Wendy: But does this mean that your restaurant is changing what it is to please finicky eaters who are also asking for a “French” experience? I can’t imagine my local French bistro filled with mostly Parisians making any of these changes even for regular customers.
Daniel: Our core spirit has not changed, and won’t. As for our restaurant not being “French” enough…all of our recipes are based on the legendary Escoffier’s recipes, with our interpretation. The products are French. The wines are French. The technique is French.
Wendy: What about service? Has your service had to adjust as well? In most “authentic” French restaurants that are not fancy Michelin temples, service even for French customers is ridiculously lacking.

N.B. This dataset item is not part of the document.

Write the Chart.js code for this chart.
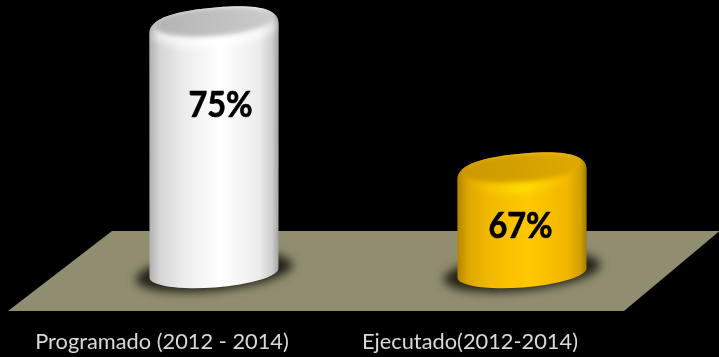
<!DOCTYPE html>
<html><head><meta charset="utf-8">
<style>html,body{margin:0;padding:0;background:#000;overflow:hidden}#w{position:relative;width:719px;height:357px}</style>
<script src="https://cdn.jsdelivr.net/npm/chart.js@4"></script></head>
<body><div id="w"><canvas id="c" width="719" height="357"></canvas></div>
<script>
const categories = ['Programado (2012 - 2014)', 'Ejecutado(2012-2014)'];
const values = [75, 67];
const valueLabels = ['75%', '67%'];
const bodyColors = [
  [[0,'#b0b0b0'],[.08,'#d4d4d4'],[.25,'#ebebeb'],[.55,'#ffffff'],[.85,'#ececec'],[.95,'#cdcdcd'],[1,'#a2a2a2']],
  [[0,'#b08500'],[.08,'#dca600'],[.25,'#f2b900'],[.55,'#ffc800'],[.85,'#f0b600'],[.95,'#d3a000'],[1,'#a37b00']]
];
const capColors = [['#b2b2b2','#cdcdcd'],['#c99800','#e0aa00']];
const rimColors = [['rgba(255,255,255,0.75)','#ffffff'],['rgba(255,200,0,0)','#ffe800']];

const scene = {
  id:'scene',
  beforeDatasetsDraw(chart){
    const c = chart.ctx; const a = chart.chartArea;
    c.save();
    c.fillStyle = '#918d70';
    c.beginPath();
    c.moveTo(112,231); c.lineTo(719,231); c.lineTo(719,231.5); c.lineTo(624,311); c.lineTo(8,311);
    c.closePath(); c.fill();
    c.restore();
    const rot = -4.4*Math.PI/180;
    chart.getDatasetMeta(0).data.forEach((b,i)=>{
      const cx=b.x, rx=b.width/2, ty=b.y, by=a.bottom, ry=14.5;
      // floor shadow
      c.save();
      c.filter='blur(5px)';
      c.fillStyle='rgba(25,25,15,0.92)';
      c.beginPath(); c.ellipse(cx,by-1,rx+14,ry+4,rot*1.3,0,Math.PI*2); c.fill();
      c.restore();
      // silhouette: tilted base arc, straight sides, rounded shoulders
      c.save();
      const tilt=Math.tan(rot);
      const drop=6;
      c.beginPath();
      c.ellipse(cx,by,rx,ry,rot,0,Math.PI);
      const lx0=cx-rx, rx0=cx+rx;
      const lTop=ty-tilt*rx+drop, rTop=ty+tilt*rx+drop;
      const midX=cx+4, midY=ty-ry-0.5;
      c.lineTo(lx0,lTop);
      c.bezierCurveTo(lx0,lTop-drop-ry*0.6, midX-rx*0.66,midY-tilt*rx*0.66, midX,midY);
      c.bezierCurveTo(midX+rx*0.54,midY+tilt*rx*0.54, rx0,rTop-drop-ry*0.7, rx0,rTop);
      c.closePath();
      c.clip();
      const g=c.createLinearGradient(cx-rx,0,cx+rx,0);
      bodyColors[i].forEach(s=>g.addColorStop(s[0],s[1]));
      c.fillStyle=g; c.fillRect(cx-rx-2,ty-30,2*rx+4,by-ty+60);
      // front rim highlight
      c.filter='blur(4px)';
      const rg=c.createLinearGradient(cx-rx,0,cx+rx,0);
      rg.addColorStop(0.05,rimColors[i][0]); rg.addColorStop(0.5,rimColors[i][1]); rg.addColorStop(0.95,rimColors[i][0]);
      c.strokeStyle=rg; c.lineWidth=9;
      c.beginPath(); c.ellipse(cx,ty+3,rx-6,ry+2,rot,0.1,Math.PI-0.1); c.stroke();
      // flat top
      c.filter='blur(2px)';
      const g2=c.createLinearGradient(cx-rx,ty-ry,cx+rx,ty+ry);
      g2.addColorStop(0,capColors[i][0]); g2.addColorStop(1,capColors[i][1]);
      c.fillStyle=g2;
      c.beginPath(); c.ellipse(cx,ty-0.5,rx-5,ry-0.5,rot,0,Math.PI*2); c.fill();
      c.restore();
      // value label
      c.save();
      c.fillStyle='#000'; c.strokeStyle='#000'; c.lineWidth=0.7;
      c.font='bold 36px Lato'; c.textAlign='center'; c.textBaseline='middle';
      const lx = i===0 ? cx+6.5 : cx-1.5;
      const ly = i===0 ? 105 : 226;
      c.translate(lx,ly); c.scale(0.9,1);
      c.fillText(valueLabels[i],0,0); c.strokeText(valueLabels[i],0,0);
      c.restore();
    });
  }
};
new Chart(document.getElementById('c'),{
  type:'bar',
  data:{labels:categories,datasets:[{data:values,backgroundColor:'rgba(0,0,0,0)',borderWidth:0,barPercentage:0.42,categoryPercentage:1}]},
  plugins:[scene],
  options:{
    responsive:false,animation:false,
    layout:{padding:{left:60,right:43,top:4,bottom:0}},
    plugins:{legend:{display:false},tooltip:{enabled:false}},
    scales:{
      x:{grid:{display:false},border:{display:false},
         afterFit(s){s.height=84;},
         ticks:{color:'#d9d9d9',font:{family:'Lato',size:21.8},labelOffset:-52,padding:48,maxRotation:0,autoSkip:false}},
      y:{display:false,min:61.25,max:76}
    }
  }
});
</script></body></html>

Daniel: Absolutely. In terms of our service, our greatest pleasure is giving excellent service, even if it means going outside the actual dining experience and the food on the plates.
Wendy: For example?
Daniel: A customer approached a staff member during dinner hour and told them that they had made a reservation in another restaurant.
Wendy: They double booked?
Daniel: Correct. The customer couldn’t remember the name of the other restaurant, and wanted our staff to call their concierge for them and tell the concierge to cancel the other reservation.
Imagine the customer’s reaction if we told her that we have to stop taking care of our other customers in order to help her? She’d have been insulted and gone onto the Internet to complain that our service was terrible.
Wendy: Not to mention, the customer put the concierge in a terrible position of having to cancel another restaurant last minute hurting his/her reputation with future bookings at that restaurant and at the same time, left the other restaurant with empty seats. Oy.
Daniel: So we said yes, and helped the customer out. When people complained they couldn’t get through for reservations, we hired someone solely to do reservations. We call our clients taxis, we try to give them menu substitutions if they have food allergies, etc. even if in the end, it costs us money to do it.
But, this is what we do because this is the kind of restaurant I want to have.